Die Fehlerkategorisierung ergibt die „Rubriken“ Kasuskongruenz bei Appositionen (1), Kasusforderung von Präpositionen, Verben und Adjektiven (2), Modus- und Tempusgebrauch (3, 4), komplexe Satzgefüge (5), zusammengesetzte Substantive (6). Beanstandet und an 753 FAZ-Belegen veranschaulicht wird die fehlende Kongruenz im Kasusgebrauch von Ausgangs- und Bezugsnomen, so dass „Pseudoappositionen“ entstehen (1), Unsicherheiten vor allem beim Gebrauch des Genitivs (2), Nichtbeachtung des Modus irrealis (3) und der schlüssigen Verwendung der Vergangenheitstempora (4), die vermeintlich besserer Verständlichkeit geschuldete Zerstückelung komplexer Satzgefüge (5) und die Verwendung von Bindestrichen zwischen den Konstituenten in Wortzusammensetzungen (6). Die zahlenmäßig auffallendsten Verstöße in den FAZ-Belegen beziehen sich auf die Bindestrichschreibungen. Sie gelten ja als eine das Verstehen „schwerer Wörter“ erleichternde Schreibung und werden von den Verfechtern des „einfachen Deutsch“ bei Komposita und Ableitungen praktiziert.

Nach den Vorworten der Verfasser folgt der erste, von Werner Lehfeldt verantwortete Teil mit der Präsentation des Sündenregisters und entsprechenden standardbezogenen Korrekturen (S. 16-83). Im zweiten Teil (S. 84-207) erklärt Martin Müller-Wetzel, Latinist und Sprachlehrer, was es mit den Fehlern auf sich hat. Das erfolgt in systematischen grammatischen Erläuterungen, Lernhinweisen und gut lesbaren Kommentaren. So entsteht ein Grammatikkurs, dem anzumerken ist, dass seinem Verfasser nicht nur die Finessen deutscher Grammatik vertraut sind, sondern dass er auch auf einschlägige Unterrichtserfahrungen zurückgreifen kann.

Es zeigt sich, dass die behandelten Verstöße gegen gültige Sprachnormen nicht in gleicher Weise das Verständnis behindern. Während Fehlleistungen in den Kategorien (1) und (2) die intendierten Aussagen in der Tat verunklaren, kann das in (5) Präsentierte auch zur stilistischen Hervorhebung bestimmter Satz-aussagen dienen. In anderen beanstandeten Fällen scheint sich ein sprachgeschichtlicher Umbau anzudeuten, etwa bei dem Verzicht auf Kasusendungen. Auch ist die zunehmende Aufgabe der Kasuskongruenz bei Datumsangaben in der Konstruktion von „Pseudoappositionen“ im heutigen Sprachgebrauch nicht mehr zu übersehen.

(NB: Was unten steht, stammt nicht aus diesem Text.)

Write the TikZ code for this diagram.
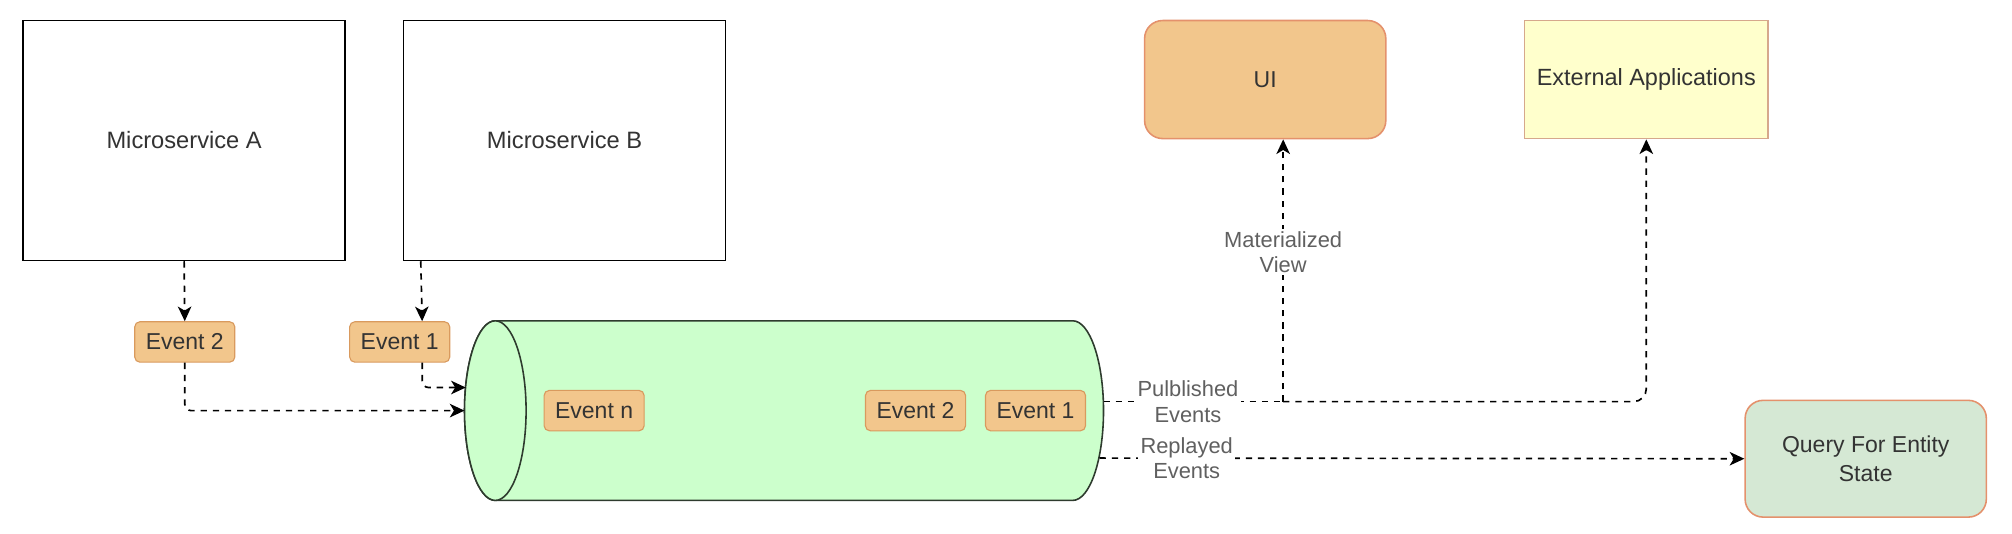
\documentclass[tikz,border=0pt]{standalone}
\usepackage{fontspec}
\setmainfont{Liberation Sans}
\usetikzlibrary{arrows.meta}

\begin{document}
\begin{tikzpicture}[x=0.02cm, y=0.02cm,
  every node/.style={font=\fontsize{10.2}{12.2}\selectfont, text=txtcol},
  service/.style={draw=black, line width=0.7pt, fill=white, minimum width=5.02cm, minimum height=3.74cm, inner sep=0pt, font=\fontsize{10.5}{12.5}\selectfont},
  event/.style={draw=evline, fill=evfill, line width=0.5pt, rounded corners=0.08cm, minimum width=1.56cm, minimum height=0.63cm, inner sep=0pt},
  ui/.style={draw=uiline, fill=evfill, line width=0.7pt, rounded corners=0.28cm, minimum width=3.76cm, minimum height=1.84cm},
  extapp/.style={draw=extline, fill=extfill, line width=0.7pt, minimum width=3.8cm, minimum height=1.84cm, inner sep=0pt, font=\fontsize{10.4}{12.4}\selectfont},
  query/.style={draw=uiline, fill=qfill, line width=0.7pt, rounded corners=0.28cm, minimum width=3.76cm, minimum height=1.82cm, align=center, font=\fontsize{10.2}{12.5}\selectfont},
  link/.style={draw=black, line width=0.75pt, dash pattern=on 2.8pt off 2.6pt, -{Stealth[length=6.5pt, width=6pt, inset=1.8pt]}},
  lbl/.style={fill=white, align=center, text=lblcol, inner sep=1pt, font=\fontsize{9.7}{11.3}\selectfont}]
\definecolor{txtcol}{HTML}{333333}
\definecolor{lblcol}{HTML}{606060}
\definecolor{evfill}{HTML}{F2C68C}
\definecolor{evline}{HTML}{D99A5E}
\definecolor{uiline}{HTML}{E4916C}
\definecolor{extfill}{HTML}{FFFFCC}
\definecolor{extline}{HTML}{D6A88C}
\definecolor{qfill}{HTML}{D5E8D4}
\definecolor{cylfill}{HTML}{CCFFCC}
\definecolor{cylline}{HTML}{2E3B2E}
\useasboundingbox (0,0) rectangle (1568,416);

% producers
\node[service] (msa) at (143.5,306.5) {Microservice A};
\node[service] (msb) at (440,306.5) {Microservice B};
\node[event] (ev2) at (144,149.5) {Event 2};
\node[event] (ev1) at (311.5,149.5) {Event 1};

% event store
\filldraw[fill=cylfill, draw=cylline, line width=0.7pt] (386,166) -- (836,166)
  arc[start angle=90, end angle=-90, x radius=0.48cm, y radius=1.4cm] -- (386,26)
  arc[start angle=270, end angle=90, x radius=0.48cm, y radius=1.4cm] -- cycle;
\filldraw[fill=cylfill, draw=cylline, line width=0.7pt] (386,96) ellipse[x radius=0.48cm, y radius=1.4cm];
\node[event] (logevn) at (463,96) {Event n};
\node[event] (logev2) at (713.5,96) {Event 2};
\node[event] (logev1) at (807,96) {Event 1};
\coordinate (login1) at (363,114);
\coordinate (login2) at (362,96);
\coordinate (pubout) at (860,103);
\coordinate (pubjoin) at (1000,103);
\coordinate (repout) at (857,59);

% consumers
\node[ui] (ui) at (986,354) {UI};
\node[extapp] (ext) at (1283,354) {External Applications};
\node[query] (query) at (1454,58.5) {Query For Entity\\State};

% connectors
\draw[link] (msa.south) -- (ev2.north);
\draw[link] ([xshift=0.28cm]msb.south west) -- ([xshift=0.35cm]ev1.north);
\draw[link, rounded corners=0.1cm] (ev2.south) |- (login2);
\draw[link, rounded corners=0.1cm] ([xshift=0.35cm]ev1.south) |- (login1);
\draw[link, -] (pubout) -- node[lbl, pos=0.47] {Pulblished\\Events} (pubjoin);
\draw[link, rounded corners=0.2cm] (pubjoin) -| (ext.south);
\draw[link] (pubjoin) -- node[lbl, pos=0.57] {Materialized\\View} (pubjoin |- ui.south);
\draw[link] (repout) -- node[lbl, pos=0.135] {Replayed\\Events} (query.west);
\end{tikzpicture}
\end{document}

Beim öffentlichen Gebrauch des Schrift-deutschen sind die Schreiber gut beraten, den gültigen Standards zu folgen. Dabei kann das hier vorgestellte „Abenteuer Schriftdeutsch“ die Augen öffnen helfen und bewusst machen, dass gedankenloses Niederschreiben nicht nur ein paar Sprachpuristen verstört, sondern das Verstehen der eigenen Botschaft erschwert. Darüber hinaus ist das Buch mit seinen einfallsreichen und witzigen Formulierungen auch sehr unterhaltsam, was nicht immer von sprachpflegerischen Bemühungen zu sagen ist.